Is it because I can’t resist tampering with the recipe? Is it because I’m slap dash in the kitchen? Or is it because the sultanas all sank to the bottom welding the cake to the tin meaning I had to hack at it with a sharp knife to prise the last half from it’s bundty prison?
I guess it’s a combination of all 3 to be honest. Nevertheless I took it to cake club to share with my friends and enjoyed an enormous slice of it smothered in whipped cream. Which hides a multitude of sins and disguises the broken bits.
The Peruvian Corn Cake is infused with Star Anise and stuffed full with coconut and plump sultanas. It’s a perfect crumbly cake to accompany a strong cup of coffee.
Cornmeal gives the cake a wonderful golden yellow hue and an interesting texture. Light yet crumbly to the touch with bursts of sweet moisture from the sultanas.
I’m a big lover of fruit cake and bundt cake and coconut and spice so this is an absolute winner for me. I bet if you soaked the sultanas in a little rum beforehand it would be sublime.
If you’re not a dried fruit fan feel free to leave the sultanas out (and you might have more joy getting the cake out of its tin!)
Being lazy I whacked everything into my kitchenaid knowing full well that if you want to distribute your dried fruit evenly you should roll it in a little flour first and fold it into the batter. Alas I was hasty and missed this step so I had sunken sultanas. Although the cake batter is very fluid so I doubt it would suspend sultanas throughout the cake. Gravity is inevitable.
I adapted this recipe from a wonderful book which could have literally been made for me. Cakes from Around the World.

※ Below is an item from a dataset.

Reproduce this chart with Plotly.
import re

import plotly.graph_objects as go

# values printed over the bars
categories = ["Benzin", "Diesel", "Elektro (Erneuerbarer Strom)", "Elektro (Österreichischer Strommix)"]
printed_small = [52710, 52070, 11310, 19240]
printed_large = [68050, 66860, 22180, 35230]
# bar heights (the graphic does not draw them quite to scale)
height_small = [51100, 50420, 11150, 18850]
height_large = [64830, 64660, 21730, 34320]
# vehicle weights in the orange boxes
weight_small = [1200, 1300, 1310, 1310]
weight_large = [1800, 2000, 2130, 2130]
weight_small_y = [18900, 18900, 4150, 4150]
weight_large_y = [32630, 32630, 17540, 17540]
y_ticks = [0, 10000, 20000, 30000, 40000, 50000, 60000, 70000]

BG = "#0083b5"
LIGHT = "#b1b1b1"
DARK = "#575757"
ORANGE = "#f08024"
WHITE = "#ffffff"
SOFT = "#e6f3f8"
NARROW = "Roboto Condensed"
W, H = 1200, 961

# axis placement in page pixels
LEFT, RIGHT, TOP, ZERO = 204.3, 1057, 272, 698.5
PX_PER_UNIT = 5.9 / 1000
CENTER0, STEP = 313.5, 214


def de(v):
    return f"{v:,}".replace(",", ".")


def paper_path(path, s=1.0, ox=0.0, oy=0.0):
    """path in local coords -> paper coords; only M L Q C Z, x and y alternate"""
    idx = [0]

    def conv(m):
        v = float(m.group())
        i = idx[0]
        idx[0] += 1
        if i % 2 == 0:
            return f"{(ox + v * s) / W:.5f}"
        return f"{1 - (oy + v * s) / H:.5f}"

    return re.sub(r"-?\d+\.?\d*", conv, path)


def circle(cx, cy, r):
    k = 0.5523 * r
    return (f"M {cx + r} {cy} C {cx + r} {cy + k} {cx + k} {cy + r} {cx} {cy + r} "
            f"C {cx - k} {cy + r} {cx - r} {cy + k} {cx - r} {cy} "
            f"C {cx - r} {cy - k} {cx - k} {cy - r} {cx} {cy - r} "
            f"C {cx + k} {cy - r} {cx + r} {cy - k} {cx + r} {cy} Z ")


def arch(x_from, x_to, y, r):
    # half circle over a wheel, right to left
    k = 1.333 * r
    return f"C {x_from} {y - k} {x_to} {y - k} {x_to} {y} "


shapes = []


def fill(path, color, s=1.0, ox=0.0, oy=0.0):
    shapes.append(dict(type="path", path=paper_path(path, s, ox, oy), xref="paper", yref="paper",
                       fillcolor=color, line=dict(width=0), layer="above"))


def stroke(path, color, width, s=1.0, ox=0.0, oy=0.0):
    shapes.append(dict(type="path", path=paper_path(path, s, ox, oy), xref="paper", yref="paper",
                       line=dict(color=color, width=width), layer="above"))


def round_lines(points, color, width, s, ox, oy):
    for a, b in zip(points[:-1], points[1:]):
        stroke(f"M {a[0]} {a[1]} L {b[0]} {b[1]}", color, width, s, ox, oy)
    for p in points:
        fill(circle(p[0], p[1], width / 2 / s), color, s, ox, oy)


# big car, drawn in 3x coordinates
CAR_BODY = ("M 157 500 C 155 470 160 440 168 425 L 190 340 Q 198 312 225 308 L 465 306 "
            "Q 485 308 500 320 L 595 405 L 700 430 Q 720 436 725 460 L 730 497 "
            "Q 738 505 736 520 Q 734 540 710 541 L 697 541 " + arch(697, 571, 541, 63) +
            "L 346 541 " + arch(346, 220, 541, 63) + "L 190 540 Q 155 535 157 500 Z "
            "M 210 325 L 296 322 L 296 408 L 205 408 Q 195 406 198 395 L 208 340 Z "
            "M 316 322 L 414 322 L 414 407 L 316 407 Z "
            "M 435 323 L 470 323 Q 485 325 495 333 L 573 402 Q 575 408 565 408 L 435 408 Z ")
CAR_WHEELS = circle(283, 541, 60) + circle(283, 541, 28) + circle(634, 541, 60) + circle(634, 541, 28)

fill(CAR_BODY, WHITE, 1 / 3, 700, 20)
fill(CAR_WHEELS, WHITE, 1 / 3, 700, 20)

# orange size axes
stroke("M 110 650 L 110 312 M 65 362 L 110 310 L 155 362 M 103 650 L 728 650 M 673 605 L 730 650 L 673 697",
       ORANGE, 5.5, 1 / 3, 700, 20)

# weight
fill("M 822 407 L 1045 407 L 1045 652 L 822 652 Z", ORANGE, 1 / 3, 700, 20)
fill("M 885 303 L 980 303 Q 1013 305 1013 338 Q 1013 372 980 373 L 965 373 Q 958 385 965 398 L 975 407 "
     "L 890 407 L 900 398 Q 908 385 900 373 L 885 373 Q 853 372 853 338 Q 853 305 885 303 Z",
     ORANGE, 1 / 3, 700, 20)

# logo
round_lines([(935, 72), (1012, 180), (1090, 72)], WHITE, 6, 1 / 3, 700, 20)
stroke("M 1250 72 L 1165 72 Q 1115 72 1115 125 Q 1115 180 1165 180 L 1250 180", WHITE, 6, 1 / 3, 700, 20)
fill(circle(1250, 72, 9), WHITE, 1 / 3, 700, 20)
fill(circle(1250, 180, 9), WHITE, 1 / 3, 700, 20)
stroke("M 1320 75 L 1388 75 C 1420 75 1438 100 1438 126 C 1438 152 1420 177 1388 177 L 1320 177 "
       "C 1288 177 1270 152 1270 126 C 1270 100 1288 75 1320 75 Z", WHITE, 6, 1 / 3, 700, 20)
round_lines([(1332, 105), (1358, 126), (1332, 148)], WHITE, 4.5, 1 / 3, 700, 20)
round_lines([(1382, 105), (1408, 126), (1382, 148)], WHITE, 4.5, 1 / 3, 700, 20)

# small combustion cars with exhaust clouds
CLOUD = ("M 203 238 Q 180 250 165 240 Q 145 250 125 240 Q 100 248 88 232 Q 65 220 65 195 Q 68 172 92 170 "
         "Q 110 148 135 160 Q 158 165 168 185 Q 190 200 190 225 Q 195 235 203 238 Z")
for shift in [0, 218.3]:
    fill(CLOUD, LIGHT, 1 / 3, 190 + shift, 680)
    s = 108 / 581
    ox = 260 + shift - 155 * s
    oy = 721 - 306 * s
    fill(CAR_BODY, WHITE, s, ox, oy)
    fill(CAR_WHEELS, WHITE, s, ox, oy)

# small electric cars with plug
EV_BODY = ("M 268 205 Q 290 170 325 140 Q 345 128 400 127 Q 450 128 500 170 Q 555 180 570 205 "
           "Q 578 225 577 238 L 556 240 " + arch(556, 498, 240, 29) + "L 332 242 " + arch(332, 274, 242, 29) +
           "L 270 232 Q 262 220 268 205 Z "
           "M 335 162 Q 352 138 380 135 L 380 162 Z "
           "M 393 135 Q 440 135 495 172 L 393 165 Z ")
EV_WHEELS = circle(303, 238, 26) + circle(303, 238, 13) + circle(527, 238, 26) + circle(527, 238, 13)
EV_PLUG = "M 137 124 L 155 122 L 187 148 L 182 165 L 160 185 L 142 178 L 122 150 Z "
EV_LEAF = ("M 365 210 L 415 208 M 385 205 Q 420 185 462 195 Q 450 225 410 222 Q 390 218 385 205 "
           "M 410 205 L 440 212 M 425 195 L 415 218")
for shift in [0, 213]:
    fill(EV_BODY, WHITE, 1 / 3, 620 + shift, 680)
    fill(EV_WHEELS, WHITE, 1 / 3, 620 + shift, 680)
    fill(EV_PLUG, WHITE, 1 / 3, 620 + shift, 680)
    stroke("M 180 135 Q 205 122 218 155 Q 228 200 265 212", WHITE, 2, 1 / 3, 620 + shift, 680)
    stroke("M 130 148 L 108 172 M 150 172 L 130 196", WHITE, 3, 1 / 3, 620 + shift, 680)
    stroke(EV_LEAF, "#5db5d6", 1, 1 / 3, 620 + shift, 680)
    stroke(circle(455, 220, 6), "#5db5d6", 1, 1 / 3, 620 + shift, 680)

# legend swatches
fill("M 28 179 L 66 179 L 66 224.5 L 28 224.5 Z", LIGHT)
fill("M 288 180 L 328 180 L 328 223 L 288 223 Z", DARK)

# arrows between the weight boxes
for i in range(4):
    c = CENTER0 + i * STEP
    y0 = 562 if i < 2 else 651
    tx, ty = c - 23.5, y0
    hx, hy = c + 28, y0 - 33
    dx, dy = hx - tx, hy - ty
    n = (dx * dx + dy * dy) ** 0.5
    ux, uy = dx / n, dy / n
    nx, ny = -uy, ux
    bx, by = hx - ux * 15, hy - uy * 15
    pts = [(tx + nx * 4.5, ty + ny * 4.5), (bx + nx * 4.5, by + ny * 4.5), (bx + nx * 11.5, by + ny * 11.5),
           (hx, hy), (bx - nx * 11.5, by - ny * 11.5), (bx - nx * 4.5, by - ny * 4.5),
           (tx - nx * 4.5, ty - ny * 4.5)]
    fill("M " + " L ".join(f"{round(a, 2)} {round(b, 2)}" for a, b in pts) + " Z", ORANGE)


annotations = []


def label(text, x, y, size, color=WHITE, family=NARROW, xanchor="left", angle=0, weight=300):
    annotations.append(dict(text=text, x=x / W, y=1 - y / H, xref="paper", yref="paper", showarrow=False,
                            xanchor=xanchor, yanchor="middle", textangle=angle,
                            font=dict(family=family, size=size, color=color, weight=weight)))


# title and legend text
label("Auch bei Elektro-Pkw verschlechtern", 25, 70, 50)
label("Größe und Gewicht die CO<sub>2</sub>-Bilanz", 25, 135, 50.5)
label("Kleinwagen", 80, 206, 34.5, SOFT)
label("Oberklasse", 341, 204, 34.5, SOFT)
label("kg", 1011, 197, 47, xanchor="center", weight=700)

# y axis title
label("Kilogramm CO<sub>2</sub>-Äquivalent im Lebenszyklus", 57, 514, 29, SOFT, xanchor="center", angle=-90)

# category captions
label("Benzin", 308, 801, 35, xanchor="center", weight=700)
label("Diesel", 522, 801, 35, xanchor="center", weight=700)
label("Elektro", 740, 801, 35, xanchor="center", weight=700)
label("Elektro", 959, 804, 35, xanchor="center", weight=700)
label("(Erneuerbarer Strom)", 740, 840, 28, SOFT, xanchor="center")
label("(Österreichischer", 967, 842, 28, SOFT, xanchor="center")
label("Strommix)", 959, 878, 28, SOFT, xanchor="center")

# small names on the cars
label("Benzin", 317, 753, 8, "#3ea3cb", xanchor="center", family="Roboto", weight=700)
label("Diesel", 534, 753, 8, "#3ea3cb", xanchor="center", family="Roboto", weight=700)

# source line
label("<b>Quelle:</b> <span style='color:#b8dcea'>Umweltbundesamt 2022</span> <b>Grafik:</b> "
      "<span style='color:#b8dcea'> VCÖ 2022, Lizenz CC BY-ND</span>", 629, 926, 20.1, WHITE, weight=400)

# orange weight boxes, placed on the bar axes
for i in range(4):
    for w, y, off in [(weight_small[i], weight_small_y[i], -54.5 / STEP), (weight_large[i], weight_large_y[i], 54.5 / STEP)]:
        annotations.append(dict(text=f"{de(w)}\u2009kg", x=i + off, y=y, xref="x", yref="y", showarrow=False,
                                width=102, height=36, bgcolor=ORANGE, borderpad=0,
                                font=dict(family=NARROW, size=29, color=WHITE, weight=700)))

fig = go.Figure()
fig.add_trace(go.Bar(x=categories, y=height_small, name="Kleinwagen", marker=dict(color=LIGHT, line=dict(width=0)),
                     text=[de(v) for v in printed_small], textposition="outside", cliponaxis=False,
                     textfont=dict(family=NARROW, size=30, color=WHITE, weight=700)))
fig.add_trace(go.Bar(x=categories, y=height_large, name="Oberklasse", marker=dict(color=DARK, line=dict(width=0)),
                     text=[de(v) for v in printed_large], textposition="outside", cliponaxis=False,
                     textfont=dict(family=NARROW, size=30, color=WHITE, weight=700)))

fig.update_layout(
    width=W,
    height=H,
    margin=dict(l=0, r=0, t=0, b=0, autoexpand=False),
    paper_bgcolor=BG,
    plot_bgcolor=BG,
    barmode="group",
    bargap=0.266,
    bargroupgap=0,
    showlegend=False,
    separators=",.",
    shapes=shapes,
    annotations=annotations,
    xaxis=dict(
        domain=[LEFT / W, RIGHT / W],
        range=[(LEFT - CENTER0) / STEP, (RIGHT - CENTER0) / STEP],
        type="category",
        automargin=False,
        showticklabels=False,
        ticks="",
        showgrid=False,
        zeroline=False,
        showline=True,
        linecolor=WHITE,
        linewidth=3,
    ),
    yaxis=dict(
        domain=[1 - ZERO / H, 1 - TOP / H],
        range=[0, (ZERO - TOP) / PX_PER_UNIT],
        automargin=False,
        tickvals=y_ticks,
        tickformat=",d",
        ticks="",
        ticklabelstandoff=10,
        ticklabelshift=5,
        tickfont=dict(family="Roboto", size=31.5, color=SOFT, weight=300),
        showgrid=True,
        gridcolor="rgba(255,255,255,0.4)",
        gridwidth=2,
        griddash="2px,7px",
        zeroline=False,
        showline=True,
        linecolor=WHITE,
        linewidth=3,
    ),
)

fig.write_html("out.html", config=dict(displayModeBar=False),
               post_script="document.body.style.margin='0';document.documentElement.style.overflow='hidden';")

Things that I used to make my Peruvian Corn Cake
- 200g caster sugar
- 30g butter or margarine (butter would be better if you have it)

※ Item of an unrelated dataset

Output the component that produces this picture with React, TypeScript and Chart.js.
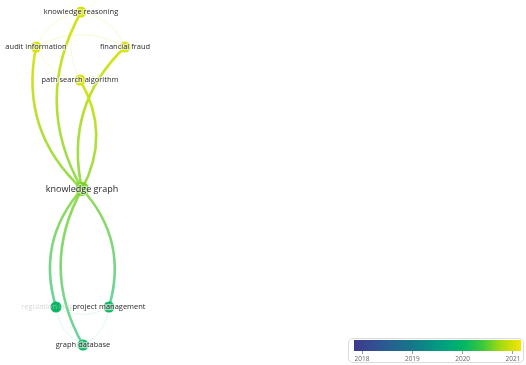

Step 1: Beat together the sugar and butter until fluffy
- 3 eggs
Step 2: Then beat in the eggs one at a time adding a little of the flour if it starts to spilt.
- 240g Fine milled corn meal (not to be mistaken for corn flour which is white not yellow). If you only have coarse corn meal blitz it in the blender to make it fine milled.
- 20g (2tablespoons) Baking powder
- 40g plain flour
- Ground star anise (I used 6 seeds from whole star anise or you could use 1/2tsp of ground star anise powder)
- 40g desiccated coconut
Step 3: Measure all of the flours and spices together. Beat in a third of the dry ingredients followed by a third of the oil. Repeat until all of the flours and oil is incorporated into the batter. Don’t forget to scrape the sides of the bowl down too!
- 80ml olive oil (it’s supposed to be corn oil which I didn’t have but sunflower oil would also be a good substitute)
Step 4: Roll the sultanas in a little flour and fold them gently into the batter. (or of you can’t be bothered to dirty another spoon beat them in gently with your mixer there’s so much baking prefer in this cake it’s bound to rise so you probably don’t need to treat it too delicately worrying about keeping the air in the batter. )
- 220g sultanas (golden if possible but they’re more expensive so I just used normal ones)
Step 5: Pour your cake batter into a thoroughly greased bundt tin. You could add a little flour too for good measure.
Step 6: Bake in the centre of the preheated oven for 45 minutes at 190 degrees Celsius (fan).
Step 7: Allow to cool before attempting to coax it from the tin. Slice and smear with whipped cream. Eat enormous wedges with strong coffee!